**Aim**
Repeat every line of the data exactly, but not the pictures.

**Data segment**
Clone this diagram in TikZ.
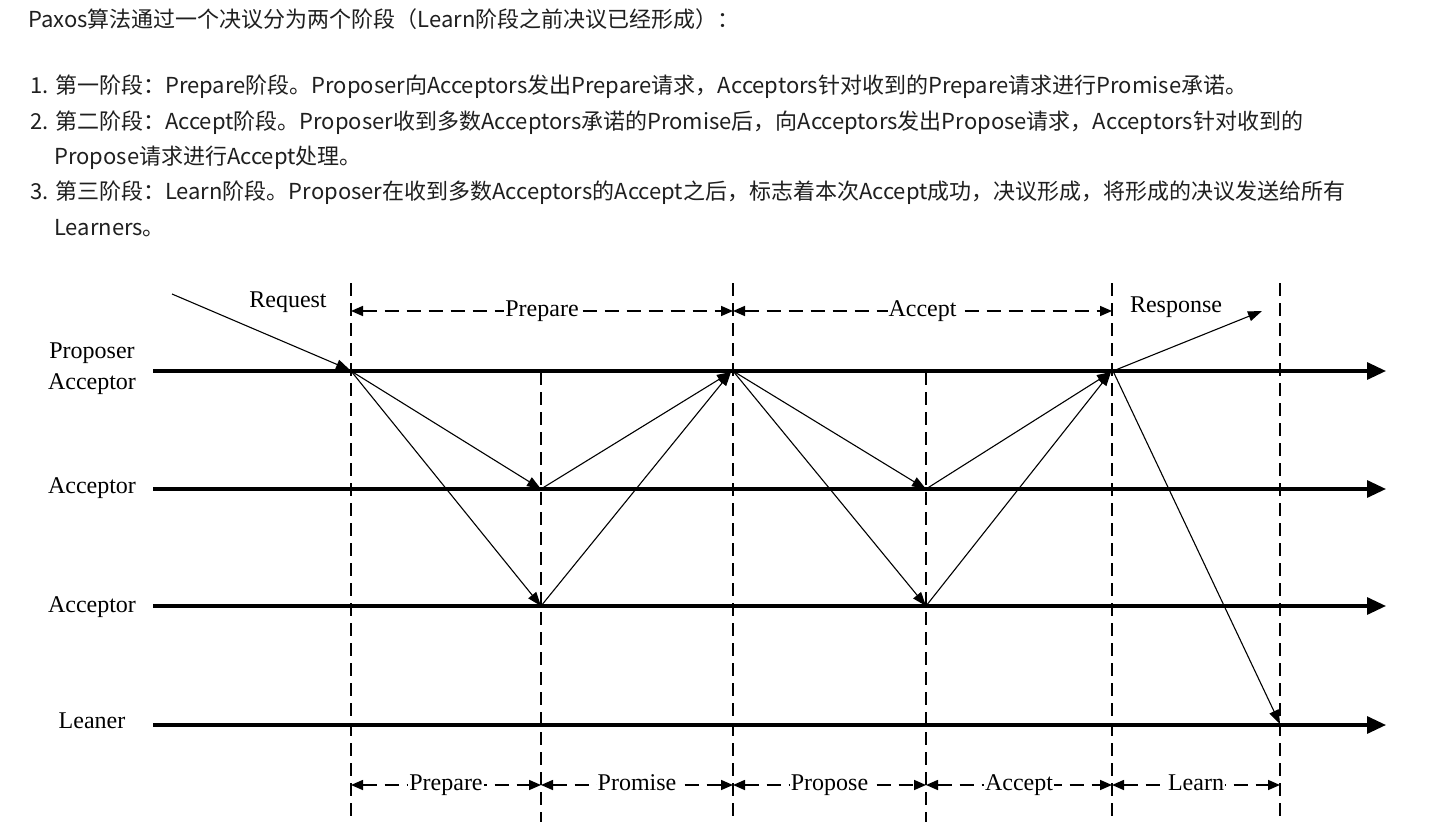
\documentclass[tikz,border=0pt]{standalone}
\usepackage{fontspec}
\setmainfont{Liberation Serif}
\newfontfamily\cjk{Noto Sans CJK SC}
\usetikzlibrary{arrows.meta}
\definecolor{txt}{HTML}{1F1F1F}
\begin{document}
\begin{tikzpicture}[x=1pt,y=-1pt,
  timeline/.style={line width=3.2pt,-{Triangle[length=19pt,width=17pt]}},
  vdash/.style={line width=1.8pt,dash pattern=on 13pt off 7pt},
  msg/.style={line width=1.1pt,-{Triangle[length=14pt,width=10pt]}},
  dimline/.style={line width=1.6pt,dash pattern=on 14pt off 8pt,
    {Triangle[length=12pt,width=10pt]}-{Triangle[length=12pt,width=10pt]}},
  lab/.style={font=\fontsize{24}{26}\selectfont,inner sep=0pt},
  dimlab/.style={lab,fill=white,inner xsep=1pt,inner ysep=0pt,text height=13pt,text depth=3pt},
  para/.style={anchor=base west,font=\cjk\fontsize{22}{26}\selectfont,text=txt,inner sep=0pt}
]
\fill[white] (0,0) rectangle (1452,824);
\useasboundingbox (0,0) rectangle (1452,824);

% ---- paragraph text ----
\node[para] (l1) at (28,28) {Paxos算法通过一个决议分为两个阶段（Learn阶段之前决议已经形成）：};
\node[para] (l2) at (30,94) {1. 第一阶段：Prepare阶段。Proposer向Acceptors发出Prepare请求，Acceptors针对收到的Prepare请求进行Promise承诺。};
\node[para] (l3) at (30,130) {2. 第二阶段：Accept阶段。Proposer收到多数Acceptors承诺的Promise后，向Acceptors发出Propose请求，Acceptors针对收到的};
\node[para] (l4) at (54,165) {Propose请求进行Accept处理。};
\node[para] (l5) at (30,200) {3. 第三阶段：Learn阶段。Proposer在收到多数Acceptors的Accept之后，标志着本次Accept成功，决议形成，将形成的决议发送给所有};
\node[para] (l6) at (54,235) {Learners。};

% ---- coordinates ----
\foreach \i/\y in {1/371,2/489,3/606,4/725}{
  \coordinate (s\i) at (153,\y);
  \coordinate (e\i) at (1386,\y);
}
\foreach \i/\x/\t in {1/351/283,2/541/372,3/733/283,4/926/372,5/1112/283,6/1280/283}{
  \coordinate (t\i) at (\x,\t);
  \coordinate (b\i) at (\x,822);
}
% message points
\coordinate (pa) at (351,371);
\coordinate (a1p) at (541,489);
\coordinate (a2p) at (541,606);
\coordinate (pb) at (731,372);
\coordinate (pc) at (733,371);
\coordinate (a1a) at (926,489);
\coordinate (a2a) at (926,606);
\coordinate (pd) at (1111,372);
\coordinate (pe) at (1113,371);
\coordinate (ln) at (1280,724);
\coordinate (rq) at (172,294);
\coordinate (rqe) at (350,370);
\coordinate (rs) at (1262,311);

% ---- vertical dashed lines ----
\foreach \i in {1,...,6}{\draw[vdash] (t\i) -- (b\i);}

% ---- timelines ----
\foreach \i in {1,...,4}{\draw[timeline] (s\i) -- (e\i);}

% ---- labels on the left ----
\node[lab,anchor=base] (nprop) at (92,358) {Proposer};
\node[lab,anchor=base] (nacc0) at (92,389) {Acceptor};
\node[lab,anchor=base] (nacc1) at (92,493) {Acceptor};
\node[lab,anchor=base] (nacc2) at (92,612) {Acceptor};
\node[lab,anchor=base] (nlrn) at (92,728) {Leaner};

% ---- messages ----
\draw[msg] (rq) -- (rqe);
\node[lab,anchor=base] (nreq) at (288,307) {Request};
\draw[msg] (pa) -- (a1p);
\draw[msg] (pa) -- (a2p);
\draw[msg] (a1p) -- (pb);
\draw[msg] (a2p) -- (pb);
\draw[msg] (pc) -- (a1a);
\draw[msg] (pc) -- (a2a);
\draw[msg] (a1a) -- (pd);
\draw[msg] (a2a) -- (pd);
\draw[msg] (pe) -- (ln);
\draw[msg] (pe) -- (rs);
\node[lab,anchor=base] (nres) at (1176,312) {Response};

% ---- top dimension arrows ----
\coordinate (d1) at (351,311);
\coordinate (d2) at (733,311);
\coordinate (d3) at (1112,311);
\draw[dimline] (d1) -- node[dimlab] (tprep) {Prepare} (d2);
\draw[dimline] (d2) -- node[dimlab] (tacc) {Accept} (d3);

% ---- bottom dimension arrows ----
\foreach \i/\x in {1/351,2/541,3/733,4/926,5/1112,6/1280}{\coordinate (f\i) at (\x,785);}
\draw[dimline] (f1) -- node[dimlab] (bprep) {Prepare} (f2);
\draw[dimline] (f2) -- node[dimlab] (bprom) {Promise} (f3);
\draw[dimline] (f3) -- node[dimlab] (bprop) {Propose} (f4);
\draw[dimline] (f4) -- node[dimlab] (bacc) {Accept} (f5);
\draw[dimline] (f5) -- node[dimlab] (blrn) {Learn} (f6);
\end{tikzpicture}
\end{document}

**Response to the task**
Clone this diagram in TikZ.
\documentclass[tikz,border=0pt]{standalone}
\usepackage{fontspec}
\setmainfont{Liberation Serif}
\newfontfamily\cjk{Noto Sans CJK SC}
\usetikzlibrary{arrows.meta}
\definecolor{txt}{HTML}{1F1F1F}
\begin{document}
\begin{tikzpicture}[x=1pt,y=-1pt,
  timeline/.style={line width=3.2pt,-{Triangle[length=19pt,width=17pt]}},
  vdash/.style={line width=1.8pt,dash pattern=on 13pt off 7pt},
  msg/.style={line width=1.1pt,-{Triangle[length=14pt,width=10pt]}},
  dimline/.style={line width=1.6pt,dash pattern=on 14pt off 8pt,
    {Triangle[length=12pt,width=10pt]}-{Triangle[length=12pt,width=10pt]}},
  lab/.style={font=\fontsize{24}{26}\selectfont,inner sep=0pt},
  dimlab/.style={lab,fill=white,inner xsep=1pt,inner ysep=0pt,text height=13pt,text depth=3pt},
  para/.style={anchor=base west,font=\cjk\fontsize{22}{26}\selectfont,text=txt,inner sep=0pt}
]
\fill[white] (0,0) rectangle (1452,824);
\useasboundingbox (0,0) rectangle (1452,824);

% ---- paragraph text ----
\node[para] (l1) at (28,28) {Paxos算法通过一个决议分为两个阶段（Learn阶段之前决议已经形成）：};
\node[para] (l2) at (30,94) {1. 第一阶段：Prepare阶段。Proposer向Acceptors发出Prepare请求，Acceptors针对收到的Prepare请求进行Promise承诺。};
\node[para] (l3) at (30,130) {2. 第二阶段：Accept阶段。Proposer收到多数Acceptors承诺的Promise后，向Acceptors发出Propose请求，Acceptors针对收到的};
\node[para] (l4) at (54,165) {Propose请求进行Accept处理。};
\node[para] (l5) at (30,200) {3. 第三阶段：Learn阶段。Proposer在收到多数Acceptors的Accept之后，标志着本次Accept成功，决议形成，将形成的决议发送给所有};
\node[para] (l6) at (54,235) {Learners。};

% ---- coordinates ----
\foreach \i/\y in {1/371,2/489,3/606,4/725}{
  \coordinate (s\i) at (153,\y);
  \coordinate (e\i) at (1386,\y);
}
\foreach \i/\x/\t in {1/351/283,2/541/372,3/733/283,4/926/372,5/1112/283,6/1280/283}{
  \coordinate (t\i) at (\x,\t);
  \coordinate (b\i) at (\x,822);
}
% message points
\coordinate (pa) at (351,371);
\coordinate (a1p) at (541,489);
\coordinate (a2p) at (541,606);
\coordinate (pb) at (731,372);
\coordinate (pc) at (733,371);
\coordinate (a1a) at (926,489);
\coordinate (a2a) at (926,606);
\coordinate (pd) at (1111,372);
\coordinate (pe) at (1113,371);
\coordinate (ln) at (1280,724);
\coordinate (rq) at (172,294);
\coordinate (rqe) at (350,370);
\coordinate (rs) at (1262,311);

% ---- vertical dashed lines ----
\foreach \i in {1,...,6}{\draw[vdash] (t\i) -- (b\i);}

% ---- timelines ----
\foreach \i in {1,...,4}{\draw[timeline] (s\i) -- (e\i);}

% ---- labels on the left ----
\node[lab,anchor=base] (nprop) at (92,358) {Proposer};
\node[lab,anchor=base] (nacc0) at (92,389) {Acceptor};
\node[lab,anchor=base] (nacc1) at (92,493) {Acceptor};
\node[lab,anchor=base] (nacc2) at (92,612) {Acceptor};
\node[lab,anchor=base] (nlrn) at (92,728) {Leaner};

% ---- messages ----
\draw[msg] (rq) -- (rqe);
\node[lab,anchor=base] (nreq) at (288,307) {Request};
\draw[msg] (pa) -- (a1p);
\draw[msg] (pa) -- (a2p);
\draw[msg] (a1p) -- (pb);
\draw[msg] (a2p) -- (pb);
\draw[msg] (pc) -- (a1a);
\draw[msg] (pc) -- (a2a);
\draw[msg] (a1a) -- (pd);
\draw[msg] (a2a) -- (pd);
\draw[msg] (pe) -- (ln);
\draw[msg] (pe) -- (rs);
\node[lab,anchor=base] (nres) at (1176,312) {Response};

% ---- top dimension arrows ----
\coordinate (d1) at (351,311);
\coordinate (d2) at (733,311);
\coordinate (d3) at (1112,311);
\draw[dimline] (d1) -- node[dimlab] (tprep) {Prepare} (d2);
\draw[dimline] (d2) -- node[dimlab] (tacc) {Accept} (d3);

% ---- bottom dimension arrows ----
\foreach \i/\x in {1/351,2/541,3/733,4/926,5/1112,6/1280}{\coordinate (f\i) at (\x,785);}
\draw[dimline] (f1) -- node[dimlab] (bprep) {Prepare} (f2);
\draw[dimline] (f2) -- node[dimlab] (bprom) {Promise} (f3);
\draw[dimline] (f3) -- node[dimlab] (bprop) {Propose} (f4);
\draw[dimline] (f4) -- node[dimlab] (bacc) {Accept} (f5);
\draw[dimline] (f5) -- node[dimlab] (blrn) {Learn} (f6);
\end{tikzpicture}
\end{document}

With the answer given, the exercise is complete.